» **WHAT TO WORK ON**: Keep only the lines of the listing that include the word "this", and copy them.

» **EXERCISE INPUT**:
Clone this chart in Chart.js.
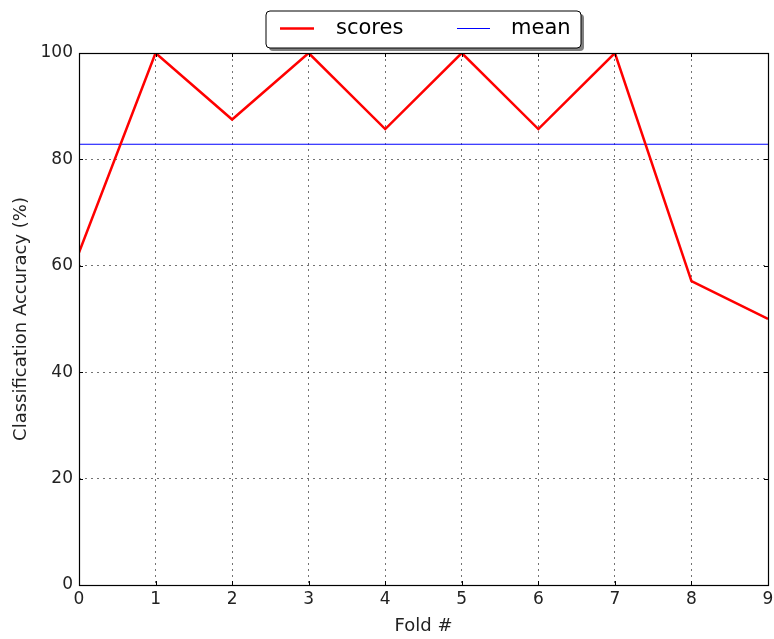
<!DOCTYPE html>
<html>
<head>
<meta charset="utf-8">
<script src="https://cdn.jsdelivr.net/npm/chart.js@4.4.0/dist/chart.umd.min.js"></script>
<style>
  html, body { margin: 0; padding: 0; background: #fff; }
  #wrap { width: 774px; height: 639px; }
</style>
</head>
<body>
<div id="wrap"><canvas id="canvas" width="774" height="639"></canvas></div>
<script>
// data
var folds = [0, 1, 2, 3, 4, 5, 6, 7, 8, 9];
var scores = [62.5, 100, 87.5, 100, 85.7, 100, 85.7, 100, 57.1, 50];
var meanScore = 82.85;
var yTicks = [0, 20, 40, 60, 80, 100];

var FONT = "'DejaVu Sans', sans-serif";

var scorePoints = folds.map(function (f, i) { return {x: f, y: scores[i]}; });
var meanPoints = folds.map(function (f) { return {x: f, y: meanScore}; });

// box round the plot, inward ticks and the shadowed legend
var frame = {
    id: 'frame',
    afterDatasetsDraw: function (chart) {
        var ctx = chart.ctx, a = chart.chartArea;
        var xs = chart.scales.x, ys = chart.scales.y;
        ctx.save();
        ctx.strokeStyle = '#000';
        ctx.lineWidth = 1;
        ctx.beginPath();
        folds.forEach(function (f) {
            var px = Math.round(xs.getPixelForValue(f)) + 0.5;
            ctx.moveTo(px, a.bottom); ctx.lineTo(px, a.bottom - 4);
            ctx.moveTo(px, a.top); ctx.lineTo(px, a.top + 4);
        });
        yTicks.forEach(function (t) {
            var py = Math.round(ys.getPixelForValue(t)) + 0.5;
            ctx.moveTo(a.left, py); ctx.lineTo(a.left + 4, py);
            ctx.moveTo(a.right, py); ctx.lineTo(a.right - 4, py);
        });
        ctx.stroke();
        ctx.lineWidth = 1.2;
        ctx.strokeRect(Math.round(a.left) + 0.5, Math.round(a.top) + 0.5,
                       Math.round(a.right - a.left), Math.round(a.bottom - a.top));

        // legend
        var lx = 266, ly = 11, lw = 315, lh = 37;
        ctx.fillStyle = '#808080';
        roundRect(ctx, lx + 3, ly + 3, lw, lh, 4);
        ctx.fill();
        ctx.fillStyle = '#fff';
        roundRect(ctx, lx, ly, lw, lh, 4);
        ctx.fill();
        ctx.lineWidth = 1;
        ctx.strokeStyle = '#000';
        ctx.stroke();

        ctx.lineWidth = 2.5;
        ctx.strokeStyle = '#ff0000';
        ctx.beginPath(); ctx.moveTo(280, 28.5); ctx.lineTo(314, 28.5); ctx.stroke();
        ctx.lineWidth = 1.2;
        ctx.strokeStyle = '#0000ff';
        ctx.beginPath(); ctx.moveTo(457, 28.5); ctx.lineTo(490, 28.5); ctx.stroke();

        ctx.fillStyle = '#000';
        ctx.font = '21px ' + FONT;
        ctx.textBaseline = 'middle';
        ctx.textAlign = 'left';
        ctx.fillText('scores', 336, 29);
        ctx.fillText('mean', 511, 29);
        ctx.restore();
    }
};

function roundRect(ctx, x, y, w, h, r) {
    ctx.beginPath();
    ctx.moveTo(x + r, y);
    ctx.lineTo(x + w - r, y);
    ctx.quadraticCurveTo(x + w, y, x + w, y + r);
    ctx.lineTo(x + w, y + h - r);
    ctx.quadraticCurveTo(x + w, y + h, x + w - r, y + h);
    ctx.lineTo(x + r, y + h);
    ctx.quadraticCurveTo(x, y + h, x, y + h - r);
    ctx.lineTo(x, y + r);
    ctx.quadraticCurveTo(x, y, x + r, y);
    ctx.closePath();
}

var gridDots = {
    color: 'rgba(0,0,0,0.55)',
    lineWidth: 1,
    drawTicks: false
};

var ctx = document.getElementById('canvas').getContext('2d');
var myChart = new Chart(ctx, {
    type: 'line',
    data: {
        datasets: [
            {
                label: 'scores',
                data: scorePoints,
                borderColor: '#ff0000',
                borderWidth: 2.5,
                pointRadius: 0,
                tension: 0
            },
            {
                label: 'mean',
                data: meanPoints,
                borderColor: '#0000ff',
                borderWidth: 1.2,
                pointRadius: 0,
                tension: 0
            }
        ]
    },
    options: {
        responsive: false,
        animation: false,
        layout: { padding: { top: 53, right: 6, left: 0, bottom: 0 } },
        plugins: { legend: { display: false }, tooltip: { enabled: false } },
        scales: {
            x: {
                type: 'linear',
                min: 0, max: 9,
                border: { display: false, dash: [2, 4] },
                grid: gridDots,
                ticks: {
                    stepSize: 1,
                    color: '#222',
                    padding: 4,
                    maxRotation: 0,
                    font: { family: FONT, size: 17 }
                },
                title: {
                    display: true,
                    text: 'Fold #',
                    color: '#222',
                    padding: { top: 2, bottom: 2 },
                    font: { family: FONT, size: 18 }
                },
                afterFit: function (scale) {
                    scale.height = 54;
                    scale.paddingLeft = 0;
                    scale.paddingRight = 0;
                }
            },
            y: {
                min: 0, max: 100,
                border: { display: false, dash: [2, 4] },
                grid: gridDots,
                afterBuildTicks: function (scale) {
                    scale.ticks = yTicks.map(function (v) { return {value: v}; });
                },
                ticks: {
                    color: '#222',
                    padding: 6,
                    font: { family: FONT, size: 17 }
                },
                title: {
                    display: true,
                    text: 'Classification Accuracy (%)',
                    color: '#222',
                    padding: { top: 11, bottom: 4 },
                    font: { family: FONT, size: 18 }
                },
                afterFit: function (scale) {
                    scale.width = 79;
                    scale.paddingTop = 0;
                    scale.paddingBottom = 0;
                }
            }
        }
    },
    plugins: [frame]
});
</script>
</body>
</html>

...

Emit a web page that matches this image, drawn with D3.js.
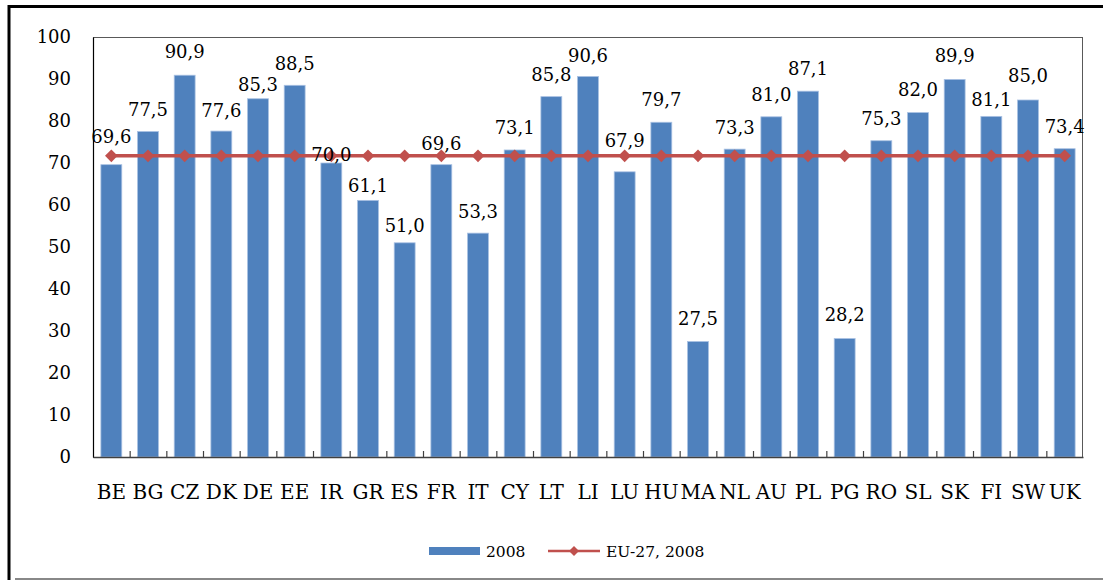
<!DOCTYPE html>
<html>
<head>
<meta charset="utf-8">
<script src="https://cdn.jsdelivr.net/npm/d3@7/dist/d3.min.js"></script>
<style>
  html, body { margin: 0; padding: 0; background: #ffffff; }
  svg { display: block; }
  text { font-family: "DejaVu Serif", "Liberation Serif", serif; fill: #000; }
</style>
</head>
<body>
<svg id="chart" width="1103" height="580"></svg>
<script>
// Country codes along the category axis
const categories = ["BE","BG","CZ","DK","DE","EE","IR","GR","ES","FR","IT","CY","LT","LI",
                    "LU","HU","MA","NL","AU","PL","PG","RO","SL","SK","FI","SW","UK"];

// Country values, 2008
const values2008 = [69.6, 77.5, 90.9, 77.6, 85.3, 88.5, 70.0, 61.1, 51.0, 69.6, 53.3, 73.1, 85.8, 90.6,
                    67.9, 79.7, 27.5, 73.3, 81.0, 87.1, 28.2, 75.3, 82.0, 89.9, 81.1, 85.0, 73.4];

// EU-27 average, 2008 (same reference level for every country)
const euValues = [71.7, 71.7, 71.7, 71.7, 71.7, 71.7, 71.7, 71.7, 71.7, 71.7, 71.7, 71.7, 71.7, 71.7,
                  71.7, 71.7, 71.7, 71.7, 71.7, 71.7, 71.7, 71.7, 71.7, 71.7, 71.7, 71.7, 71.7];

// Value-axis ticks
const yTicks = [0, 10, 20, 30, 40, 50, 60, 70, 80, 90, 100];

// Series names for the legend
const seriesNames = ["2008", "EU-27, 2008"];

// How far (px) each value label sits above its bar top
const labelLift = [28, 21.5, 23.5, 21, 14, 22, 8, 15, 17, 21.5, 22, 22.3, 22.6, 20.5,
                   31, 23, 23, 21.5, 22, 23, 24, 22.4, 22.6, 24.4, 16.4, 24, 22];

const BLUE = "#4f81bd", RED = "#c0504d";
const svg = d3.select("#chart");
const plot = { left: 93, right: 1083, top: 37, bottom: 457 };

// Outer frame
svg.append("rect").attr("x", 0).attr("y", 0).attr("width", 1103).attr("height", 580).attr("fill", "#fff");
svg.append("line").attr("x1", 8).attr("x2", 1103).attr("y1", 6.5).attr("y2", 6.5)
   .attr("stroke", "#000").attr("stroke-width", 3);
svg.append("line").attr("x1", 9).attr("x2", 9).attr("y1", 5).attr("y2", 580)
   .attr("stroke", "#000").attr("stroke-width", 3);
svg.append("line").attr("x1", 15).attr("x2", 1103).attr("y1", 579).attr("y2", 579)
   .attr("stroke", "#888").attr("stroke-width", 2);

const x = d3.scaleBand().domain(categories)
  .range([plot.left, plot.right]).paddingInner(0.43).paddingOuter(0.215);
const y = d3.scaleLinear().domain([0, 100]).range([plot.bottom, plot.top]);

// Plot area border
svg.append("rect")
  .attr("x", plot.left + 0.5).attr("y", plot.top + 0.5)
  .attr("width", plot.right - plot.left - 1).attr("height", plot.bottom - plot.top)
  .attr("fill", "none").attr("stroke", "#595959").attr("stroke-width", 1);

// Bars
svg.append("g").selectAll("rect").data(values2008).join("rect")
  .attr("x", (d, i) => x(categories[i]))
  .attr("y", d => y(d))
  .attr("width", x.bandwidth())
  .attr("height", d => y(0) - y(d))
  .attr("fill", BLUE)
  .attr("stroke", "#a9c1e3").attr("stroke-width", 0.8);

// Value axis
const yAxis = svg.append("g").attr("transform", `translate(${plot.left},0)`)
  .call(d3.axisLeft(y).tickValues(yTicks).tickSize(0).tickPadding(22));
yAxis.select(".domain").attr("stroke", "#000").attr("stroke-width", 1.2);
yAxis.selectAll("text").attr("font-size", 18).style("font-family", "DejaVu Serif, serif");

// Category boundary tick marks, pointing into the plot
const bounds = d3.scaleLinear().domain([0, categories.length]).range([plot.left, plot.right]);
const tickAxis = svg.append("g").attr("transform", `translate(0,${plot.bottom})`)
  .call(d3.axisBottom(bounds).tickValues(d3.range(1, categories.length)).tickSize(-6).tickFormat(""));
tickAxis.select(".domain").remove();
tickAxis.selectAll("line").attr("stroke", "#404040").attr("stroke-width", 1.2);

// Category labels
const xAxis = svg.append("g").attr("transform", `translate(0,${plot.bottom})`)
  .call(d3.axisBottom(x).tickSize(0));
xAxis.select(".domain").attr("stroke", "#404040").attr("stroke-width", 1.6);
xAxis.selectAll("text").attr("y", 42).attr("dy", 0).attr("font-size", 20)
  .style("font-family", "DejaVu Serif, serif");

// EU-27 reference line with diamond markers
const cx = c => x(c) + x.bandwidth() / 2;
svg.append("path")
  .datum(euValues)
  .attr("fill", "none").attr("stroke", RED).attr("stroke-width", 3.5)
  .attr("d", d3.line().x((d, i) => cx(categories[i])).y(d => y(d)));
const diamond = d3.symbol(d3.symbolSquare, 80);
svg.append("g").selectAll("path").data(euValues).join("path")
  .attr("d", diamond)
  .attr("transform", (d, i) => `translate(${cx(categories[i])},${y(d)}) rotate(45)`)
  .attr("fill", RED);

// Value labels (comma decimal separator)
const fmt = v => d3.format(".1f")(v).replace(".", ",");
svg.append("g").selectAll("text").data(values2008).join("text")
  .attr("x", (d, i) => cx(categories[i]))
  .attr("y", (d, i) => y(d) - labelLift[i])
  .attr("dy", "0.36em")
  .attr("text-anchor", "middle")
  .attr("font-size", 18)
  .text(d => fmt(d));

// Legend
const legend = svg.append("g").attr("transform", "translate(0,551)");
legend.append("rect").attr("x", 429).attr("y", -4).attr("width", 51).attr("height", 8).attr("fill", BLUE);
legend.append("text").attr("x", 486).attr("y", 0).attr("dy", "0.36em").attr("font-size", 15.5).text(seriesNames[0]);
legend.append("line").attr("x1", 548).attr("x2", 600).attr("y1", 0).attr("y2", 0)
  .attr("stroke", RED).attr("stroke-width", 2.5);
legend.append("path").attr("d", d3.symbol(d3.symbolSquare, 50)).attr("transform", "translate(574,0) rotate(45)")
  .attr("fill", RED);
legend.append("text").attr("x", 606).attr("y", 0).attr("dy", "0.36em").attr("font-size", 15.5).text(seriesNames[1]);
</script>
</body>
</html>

» **ANSWER TO THE PROBLEM**:
Clone this chart in Chart.js.
Emit a web page that matches this image, drawn with D3.js.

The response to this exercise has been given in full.